The shares of stock in the Fall Brook Railway Company are not taxable in the hands of their holders because they have already paid the state tax through the corporation, and are excepted in express words from the liability to taxation in the hands of the holder by the first section of the act of 1889.
The learned attorney general very evidently felt the stress of this position, for he made no effort to defend the ruling of the court below under the provisions of the acts of 1889 and 1891, but rested the argument on the supposed effect of the recent cases of Commonwealth v. The Westinghouse Manufacturing Company, 151 Pa. 265, and Commonwealth v. The Westinghouse Air Brake Company, 151 Pa. 276.

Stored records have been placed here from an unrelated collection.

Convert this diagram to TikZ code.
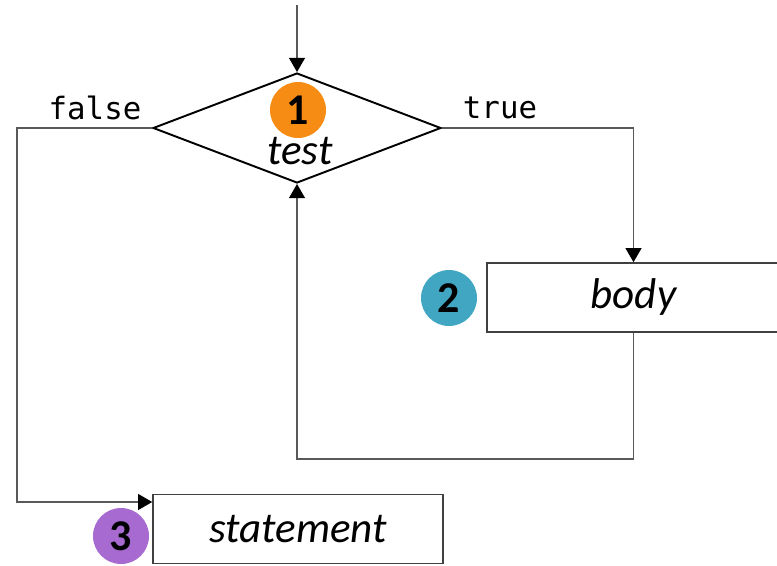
\documentclass[tikz,border=0pt]{standalone}
\usepackage{fontspec}
\setmainfont{Carlito}
\newfontfamily\codefont{DejaVu Sans Mono}
\usetikzlibrary{shapes.geometric,arrows.meta}

\definecolor{steporange}{RGB}{247,140,20}
\definecolor{stepteal}{RGB}{64,166,194}
\definecolor{steppurple}{RGB}{166,106,208}

\begin{document}
\begin{tikzpicture}[x=0.02cm,y=-0.02cm]
    \tikzstyle{every node}=[inner sep=0pt, text=black]
    \tikzstyle{box}=[rectangle, draw=black!75, line width=0.9pt, minimum height=1.38cm, font=\fontsize{24.5}{27}\selectfont\itshape]
    \tikzstyle{badge}=[circle, minimum size=1.12cm, font=\fontsize{25}{28}\selectfont\bfseries]
    \tikzstyle{code}=[font=\codefont\fontsize{17.5}{20}\selectfont]
    \tikzstyle{edge}=[black!65, line width=0.8pt, -{Triangle[width=9pt,length=8pt,color=black]}]

    \useasboundingbox (0,0) rectangle (777,565);

    \node[diamond, draw=black, line width=1.1pt, minimum width=5.76cm, minimum height=2.2cm] (d) at (297,128) {};
    \node[font=\fontsize{24.5}{27}\selectfont\itshape] (test) at (300,151) {test};
    \node[badge, fill=steporange] (n1) at (298,110) {1};

    \node[box, minimum width=5.86cm] (body) at (633.5,297.5) {body};
    \node[badge, fill=stepteal] (n2) at (449,298) {2};

    \node[box, minimum width=5.8cm] (stmt) at (298,529) {statement};
    \node[badge, fill=steppurple] (n3) at (121,536) {3};

    \node[code] (f) at (95,108) {false};
    \node[code] (t) at (500,108) {true};

    \coordinate (start) at (297,5);
    \coordinate (back) at (297,459);
    \coordinate (out) at (17,502);

    \draw[edge] (start) -- (d.north);
    \draw[edge] (d.east) -| (body.north);
    \draw[edge] (body.south) |- (back) -- (d.south);
    \draw[edge] (d.west) -| (out) -- (stmt.west |- out);
\end{tikzpicture}
\end{document}
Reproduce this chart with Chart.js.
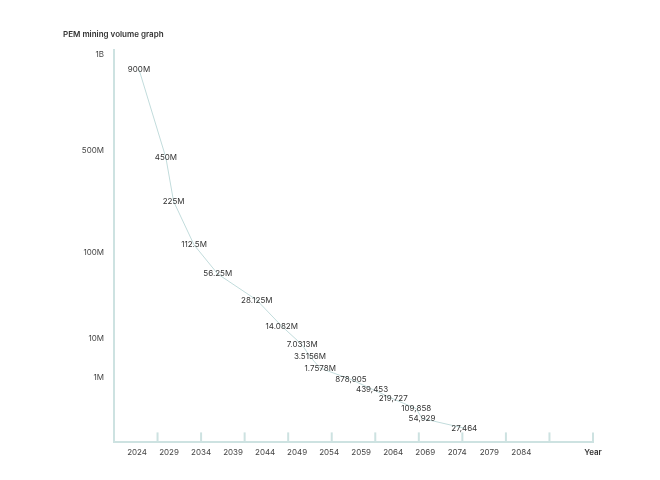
<!DOCTYPE html>
<html>
<head>
<meta charset="utf-8">
<script src="https://cdn.jsdelivr.net/npm/chart.js@4"></script>
<style>
  html, body { margin: 0; padding: 0; background: #fff; }
  #wrap { width: 660px; height: 480px; }
</style>
</head>
<body>
<div id="wrap"><canvas id="grafico"></canvas></div>
<script>
const anos = [2024.3, 2028.5, 2029.7, 2032.9, 2036.6, 2042.7, 2046.6, 2049.8, 2051.0, 2052.6, 2057.4, 2060.7, 2064.0, 2067.6, 2068.5, 2075.1];
const volume = [900e6, 450e6, 225e6, 112.5e6, 56.25e6, 28.125e6, 14.082e6, 7.0313e6, 3.5156e6, 1.7578e6, 878905, 439453, 219727, 109858, 54929, 27464];
const rotulos = ["900M", "450M", "225M", "112.5M", "56.25M", "28.125M", "14.082M", "7.0313M", "3.5156M", "1.7578M", "878,905", "439,453", "219,727", "109,858", "54,929", "27,464"];
const anosEixo = [2024, 2029, 2034, 2039, 2044, 2049, 2054, 2059, 2064, 2069, 2074, 2079, 2084];
const valoresEixoY = [1e9, 5e8, 1e8, 1e7, 1e6];
const rotulosEixoY = ["1B", "500M", "100M", "10M", "1M"];

// escala do eixo y: log por trechos (valor -> fração da altura)
const paradasY = [[1e9, 0.987], [5e8, 0.742], [1e8, 0.484], [1e7, 0.263], [1e6, 0.165], [1e4, 0]];

function paraDecimal(v) {
    const l = Math.log10(Math.max(v, 1));
    for (let i = 0; i < paradasY.length - 1; i++) {
        const l0 = Math.log10(paradasY[i][0]), d0 = paradasY[i][1];
        const l1 = Math.log10(paradasY[i + 1][0]), d1 = paradasY[i + 1][1];
        if (l >= l1 || i === paradasY.length - 2) {
            return d1 + (l - l1) / (l0 - l1) * (d0 - d1);
        }
    }
}

class EscalaPem extends Chart.Scale {
    determineDataLimits() {
        this.min = paradasY[paradasY.length - 1][0];
        this.max = paradasY[0][0];
    }
    buildTicks() {
        return valoresEixoY.map(v => ({ value: v }));
    }
    getLabelForValue(v) {
        return String(v);
    }
    getPixelForValue(v) {
        return this.getPixelForDecimal(paraDecimal(v));
    }
    getValueForPixel(p) {
        return p;
    }
}
EscalaPem.id = "pem";
EscalaPem.defaults = {};
Chart.register(EscalaPem);

const corEixo = "#cde2e1";
const fonte = "Inter, 'Noto Sans', sans-serif";

// tracinhos do eixo x (virados para dentro)
const tracos = {
    id: "tracos",
    afterDraw(chart) {
        const { ctx, chartArea } = chart;
        const n = 11;
        ctx.save();
        ctx.strokeStyle = corEixo;
        ctx.lineWidth = 2;
        for (let k = 1; k <= n; k++) {
            const x = chartArea.left + k * (chartArea.right - chartArea.left) / n;
            ctx.beginPath();
            ctx.moveTo(x, chartArea.bottom);
            ctx.lineTo(x, chartArea.bottom - 10);
            ctx.stroke();
        }
        ctx.restore();
    },
};

// rótulos dos pontos
const rotulosPontos = {
    id: "rotulosPontos",
    afterDatasetsDraw(chart) {
        const { ctx } = chart;
        const meta = chart.getDatasetMeta(0);
        ctx.save();
        ctx.font = "8px " + fonte;
        ctx.fillStyle = "#333";
        ctx.textAlign = "center";
        ctx.textBaseline = "middle";
        meta.data.forEach((pt, i) => {
            ctx.fillText(rotulos[i], pt.x, pt.y);
        });
        ctx.restore();
    },
};

const ctx = document.getElementById("grafico");

new Chart(ctx, {
    type: "line",
    data: {
        datasets: [
            {
                label: "PEM",
                data: anos.map((a, i) => ({ x: a, y: volume[i] })),
                borderColor: "#c2dcdc",
                borderWidth: 1,
                pointRadius: 0,
                tension: 0,
                fill: false,
            },
        ],
    },
    options: {
        responsive: true,
        maintainAspectRatio: false,
        animation: false,
        layout: {
            padding: { left: 63, right: 67, top: 30, bottom: 18 },
        },
        plugins: {
            legend: { display: false },
            tooltip: { enabled: false },
            title: {
                display: true,
                text: "PEM mining volume graph",
                align: "start",
                color: "#333",
                font: { family: fonte, size: 8, weight: "600" },
                padding: { top: 0, bottom: 10 },
            },
        },
        scales: {
            x: {
                type: "linear",
                min: 2020.4,
                max: 2095.2,
                afterBuildTicks: (scale) => {
                    scale.ticks = anosEixo.map(v => ({ value: v })).concat([{ value: scale.max }]);
                },
                grid: { display: false, drawTicks: false },
                border: { display: true, color: corEixo, width: 2 },
                ticks: {
                    autoSkip: false,
                    maxRotation: 0,
                    padding: 5,
                    color: (c) => (c.tick && c.tick.label === "Year" ? "#333" : "#444"),
                    font: (c) => ({
                        family: fonte,
                        size: 8,
                        weight: c.tick && c.tick.label === "Year" ? "600" : "400",
                    }),
                    callback: (v) => (v === 2095.2 ? "Year" : String(v)),
                },
            },
            y: {
                type: "pem",
                position: "left",
                afterFit: (scale) => {
                    scale.width = 51;
                },
                grid: { display: false, drawTicks: false },
                border: { display: true, color: corEixo, width: 2 },
                ticks: {
                    padding: 10,
                    color: "#444",
                    font: { family: fonte, size: 8 },
                    callback: (v, i) => rotulosEixoY[i],
                },
            },
        },
    },
    plugins: [tracos, rotulosPontos],
});
</script>
</body>
</html>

Those cases, however, afford no support to the contention of the appellee. We have examined both cases with reference to this question and feel justified in saying that it was not raised by either of them. The defendant corporations in these cases claimed exemption for their entire capital stock as manufacturing companies. They also claimed exemption on particular portions of it for the following additional reasons: (a) Because one portion of it was invested in patent rights which were not subject to taxation by the state ; (5) because another part of it was invested in manufacturing plants in other states; and (c) because still another part of it was invested in the stocks “ of sundry corporations, some of them received in exchange for its manufactured products.”
What these corporations were, where they were located, whether they had paid taxes to the state or not, did not appear.
The learned judge of the court below held as to this item of the claim for exemption that “ this would raise a question requiring consideration if the fact was sufficiently proved, but no details are furnished and we cannot say with any certainty how much of its capital stock was so invested.”
This court concurred in the conclusion of the court below and did not enter upon a consideration of the question, because the facts necessary to an intelligent disposition of it were not before us. On the other hand the recent cases of Commonwealth v. The Pennsylvania Co., referred to at page 411 of *500137 Pa., and Fidelity Company v. Laughlin et al., at 139 Pa. 612, are in harmony with the conclusions reached in this case.
The judgment in this case cannot be sustained upon any decision of this court, upon the provisions of the statute under which the tax is assessed, nor upon principle, and it is now reversed.